## start Available data

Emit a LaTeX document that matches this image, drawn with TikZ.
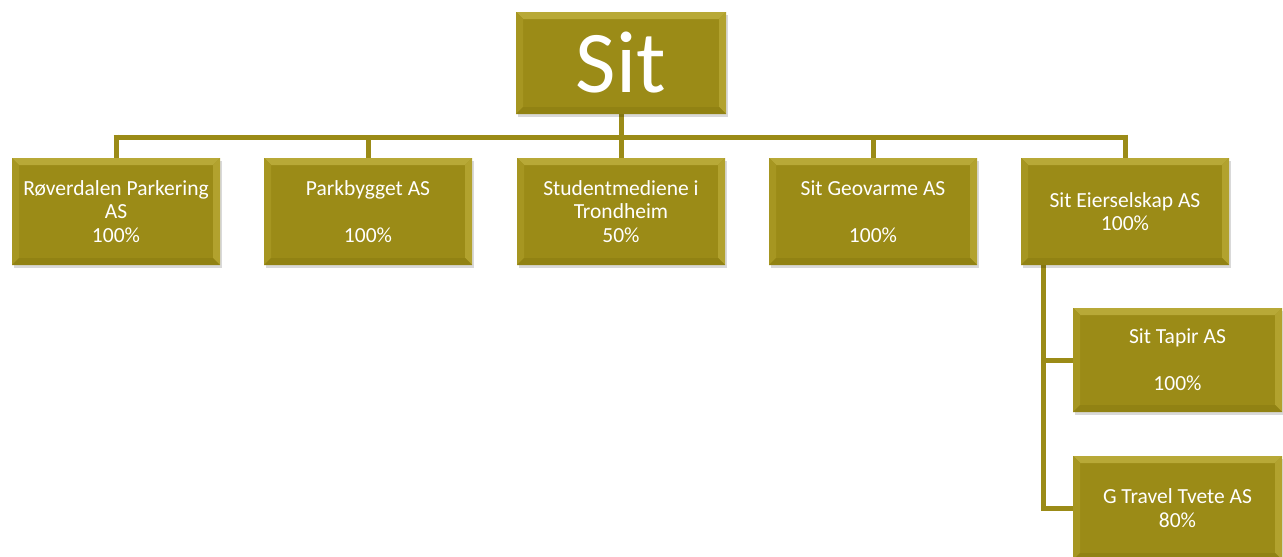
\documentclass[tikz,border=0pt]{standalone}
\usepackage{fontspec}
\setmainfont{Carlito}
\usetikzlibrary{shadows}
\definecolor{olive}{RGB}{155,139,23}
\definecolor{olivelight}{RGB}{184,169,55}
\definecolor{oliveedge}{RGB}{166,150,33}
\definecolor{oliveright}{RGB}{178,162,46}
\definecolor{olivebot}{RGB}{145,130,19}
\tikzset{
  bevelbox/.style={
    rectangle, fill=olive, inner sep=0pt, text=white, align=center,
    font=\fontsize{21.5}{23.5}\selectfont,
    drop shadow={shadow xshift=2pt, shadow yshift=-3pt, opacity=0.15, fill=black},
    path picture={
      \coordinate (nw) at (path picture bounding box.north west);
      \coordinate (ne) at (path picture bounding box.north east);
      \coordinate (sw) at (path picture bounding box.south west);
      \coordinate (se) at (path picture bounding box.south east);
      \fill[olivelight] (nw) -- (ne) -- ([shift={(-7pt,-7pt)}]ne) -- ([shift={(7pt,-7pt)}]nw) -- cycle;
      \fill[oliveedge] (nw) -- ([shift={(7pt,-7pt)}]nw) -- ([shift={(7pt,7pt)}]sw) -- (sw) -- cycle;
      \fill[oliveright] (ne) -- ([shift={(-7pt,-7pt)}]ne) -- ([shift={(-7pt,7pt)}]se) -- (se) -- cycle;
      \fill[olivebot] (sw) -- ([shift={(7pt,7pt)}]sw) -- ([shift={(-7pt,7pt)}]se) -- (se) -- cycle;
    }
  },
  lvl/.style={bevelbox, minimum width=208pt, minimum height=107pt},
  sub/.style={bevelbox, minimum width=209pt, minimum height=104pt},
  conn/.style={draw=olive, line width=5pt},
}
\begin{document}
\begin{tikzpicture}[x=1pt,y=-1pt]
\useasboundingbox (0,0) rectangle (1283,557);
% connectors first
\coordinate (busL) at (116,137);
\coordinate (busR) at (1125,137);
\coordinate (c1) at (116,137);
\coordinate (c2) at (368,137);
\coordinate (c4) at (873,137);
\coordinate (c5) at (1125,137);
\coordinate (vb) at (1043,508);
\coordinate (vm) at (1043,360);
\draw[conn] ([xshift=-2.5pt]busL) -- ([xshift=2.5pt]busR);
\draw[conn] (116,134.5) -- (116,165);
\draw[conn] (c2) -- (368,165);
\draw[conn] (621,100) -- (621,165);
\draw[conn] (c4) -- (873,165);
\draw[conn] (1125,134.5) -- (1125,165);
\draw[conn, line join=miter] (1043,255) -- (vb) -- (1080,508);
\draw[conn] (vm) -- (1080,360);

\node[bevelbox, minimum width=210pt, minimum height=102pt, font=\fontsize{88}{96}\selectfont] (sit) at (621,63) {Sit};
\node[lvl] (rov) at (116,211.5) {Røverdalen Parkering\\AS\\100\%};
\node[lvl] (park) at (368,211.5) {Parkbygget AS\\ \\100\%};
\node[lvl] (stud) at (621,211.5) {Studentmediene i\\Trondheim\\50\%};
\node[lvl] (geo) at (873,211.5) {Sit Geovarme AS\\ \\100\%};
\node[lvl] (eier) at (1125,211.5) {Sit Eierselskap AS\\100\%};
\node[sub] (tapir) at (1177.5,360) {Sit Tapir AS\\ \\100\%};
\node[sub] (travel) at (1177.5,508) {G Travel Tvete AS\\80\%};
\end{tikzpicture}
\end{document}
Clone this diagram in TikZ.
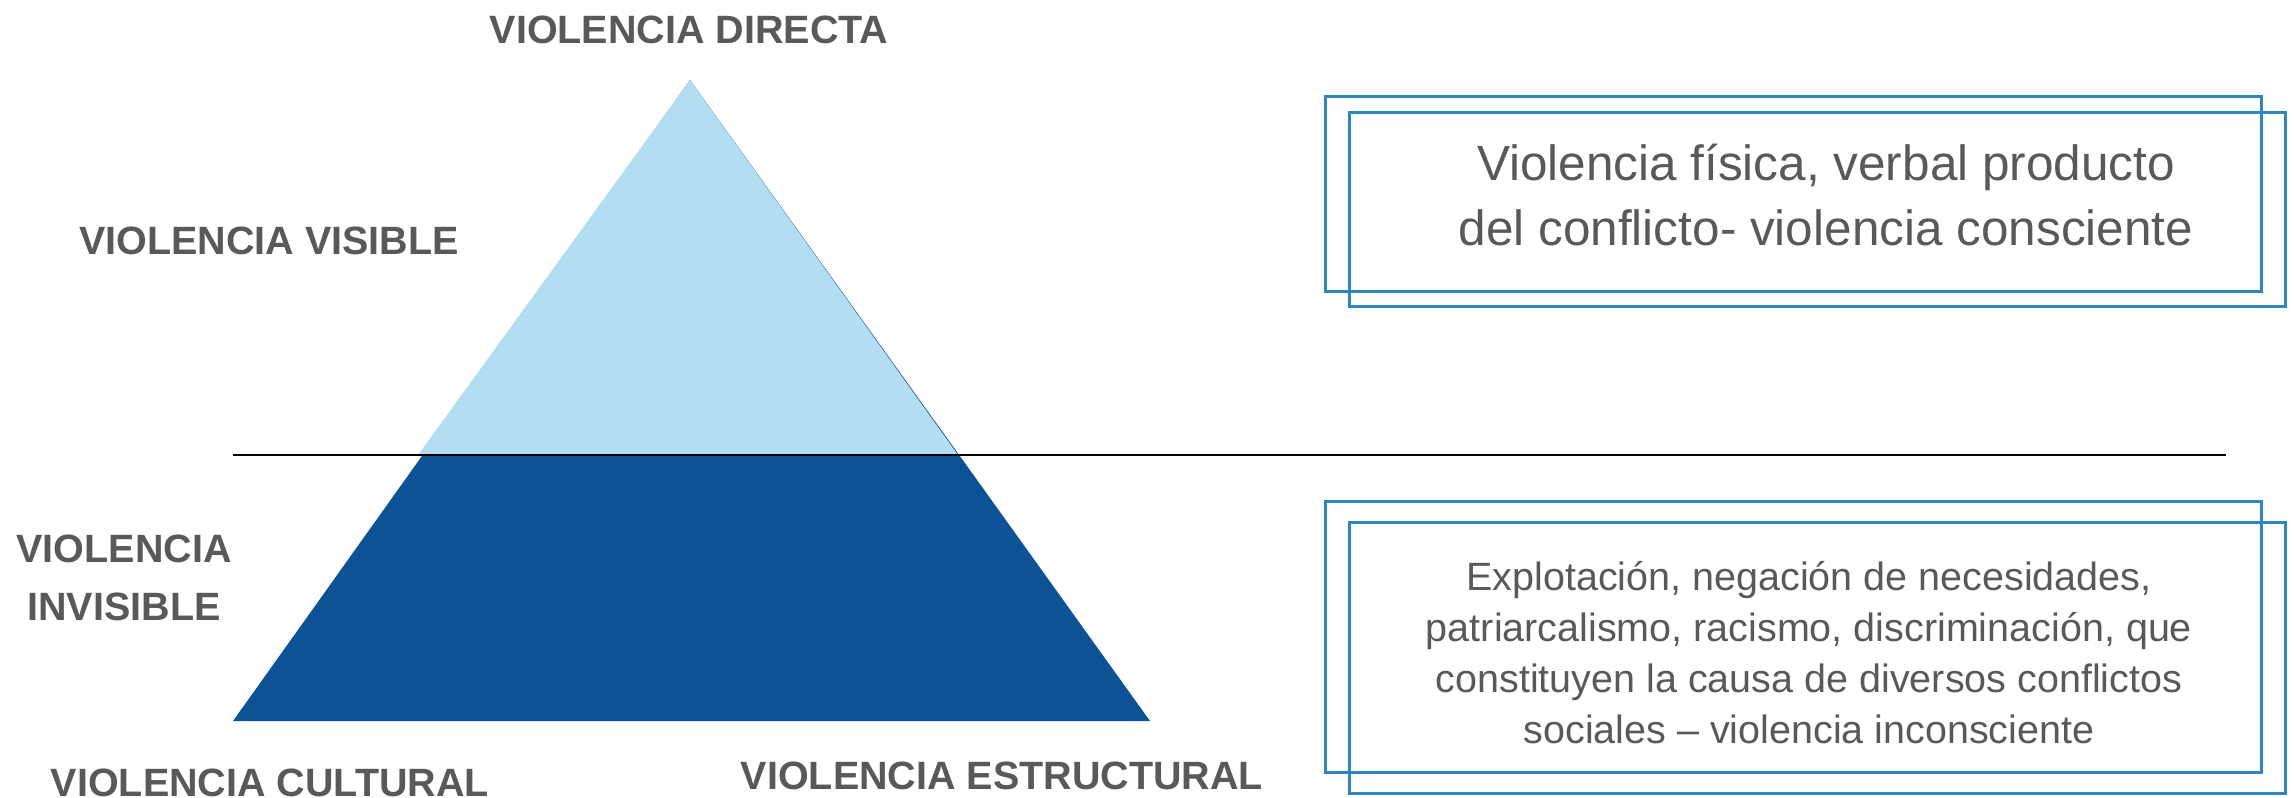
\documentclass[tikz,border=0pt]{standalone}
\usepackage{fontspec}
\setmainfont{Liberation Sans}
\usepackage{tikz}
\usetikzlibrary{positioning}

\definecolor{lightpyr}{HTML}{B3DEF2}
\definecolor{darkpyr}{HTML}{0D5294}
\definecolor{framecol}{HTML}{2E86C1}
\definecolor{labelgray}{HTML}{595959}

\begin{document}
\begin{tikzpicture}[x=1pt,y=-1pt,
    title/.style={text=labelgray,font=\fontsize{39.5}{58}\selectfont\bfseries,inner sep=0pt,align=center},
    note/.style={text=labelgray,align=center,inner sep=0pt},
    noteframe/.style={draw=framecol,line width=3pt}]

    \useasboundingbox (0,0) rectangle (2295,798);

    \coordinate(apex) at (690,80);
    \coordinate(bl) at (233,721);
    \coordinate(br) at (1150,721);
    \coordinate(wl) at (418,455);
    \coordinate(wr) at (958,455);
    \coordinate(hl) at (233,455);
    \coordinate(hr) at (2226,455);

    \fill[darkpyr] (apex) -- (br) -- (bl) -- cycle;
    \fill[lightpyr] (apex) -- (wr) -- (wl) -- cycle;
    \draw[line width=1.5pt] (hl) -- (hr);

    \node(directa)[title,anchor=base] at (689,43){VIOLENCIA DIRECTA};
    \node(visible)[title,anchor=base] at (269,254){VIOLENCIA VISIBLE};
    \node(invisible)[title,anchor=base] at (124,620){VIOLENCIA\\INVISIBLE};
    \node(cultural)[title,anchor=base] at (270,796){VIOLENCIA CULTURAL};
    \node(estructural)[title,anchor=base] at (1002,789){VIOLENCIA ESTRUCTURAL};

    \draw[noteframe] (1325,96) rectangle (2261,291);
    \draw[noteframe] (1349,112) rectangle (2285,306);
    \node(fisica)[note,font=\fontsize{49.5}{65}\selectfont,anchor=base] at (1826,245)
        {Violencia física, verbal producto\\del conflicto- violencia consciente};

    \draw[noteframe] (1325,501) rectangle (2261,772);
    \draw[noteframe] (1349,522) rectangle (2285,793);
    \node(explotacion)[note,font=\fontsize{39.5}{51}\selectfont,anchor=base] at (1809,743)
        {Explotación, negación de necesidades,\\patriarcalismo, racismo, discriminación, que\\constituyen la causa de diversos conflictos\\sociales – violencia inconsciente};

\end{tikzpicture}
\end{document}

## end Available data

- [Aim]: Of the lines above, quote exactly those from the one with "Clone this diagram in TikZ." through the one with "width=1.5pt] (hl) -- (hr);", ends included; pictures stay out.

- [Answer in full]:
Clone this diagram in TikZ.
\documentclass[tikz,border=0pt]{standalone}
\usepackage{fontspec}
\setmainfont{Liberation Sans}
\usepackage{tikz}
\usetikzlibrary{positioning}

\definecolor{lightpyr}{HTML}{B3DEF2}
\definecolor{darkpyr}{HTML}{0D5294}
\definecolor{framecol}{HTML}{2E86C1}
\definecolor{labelgray}{HTML}{595959}

\begin{document}
\begin{tikzpicture}[x=1pt,y=-1pt,
    title/.style={text=labelgray,font=\fontsize{39.5}{58}\selectfont\bfseries,inner sep=0pt,align=center},
    note/.style={text=labelgray,align=center,inner sep=0pt},
    noteframe/.style={draw=framecol,line width=3pt}]

    \useasboundingbox (0,0) rectangle (2295,798);

    \coordinate(apex) at (690,80);
    \coordinate(bl) at (233,721);
    \coordinate(br) at (1150,721);
    \coordinate(wl) at (418,455);
    \coordinate(wr) at (958,455);
    \coordinate(hl) at (233,455);
    \coordinate(hr) at (2226,455);

    \fill[darkpyr] (apex) -- (br) -- (bl) -- cycle;
    \fill[lightpyr] (apex) -- (wr) -- (wl) -- cycle;
    \draw[line width=1.5pt] (hl) -- (hr);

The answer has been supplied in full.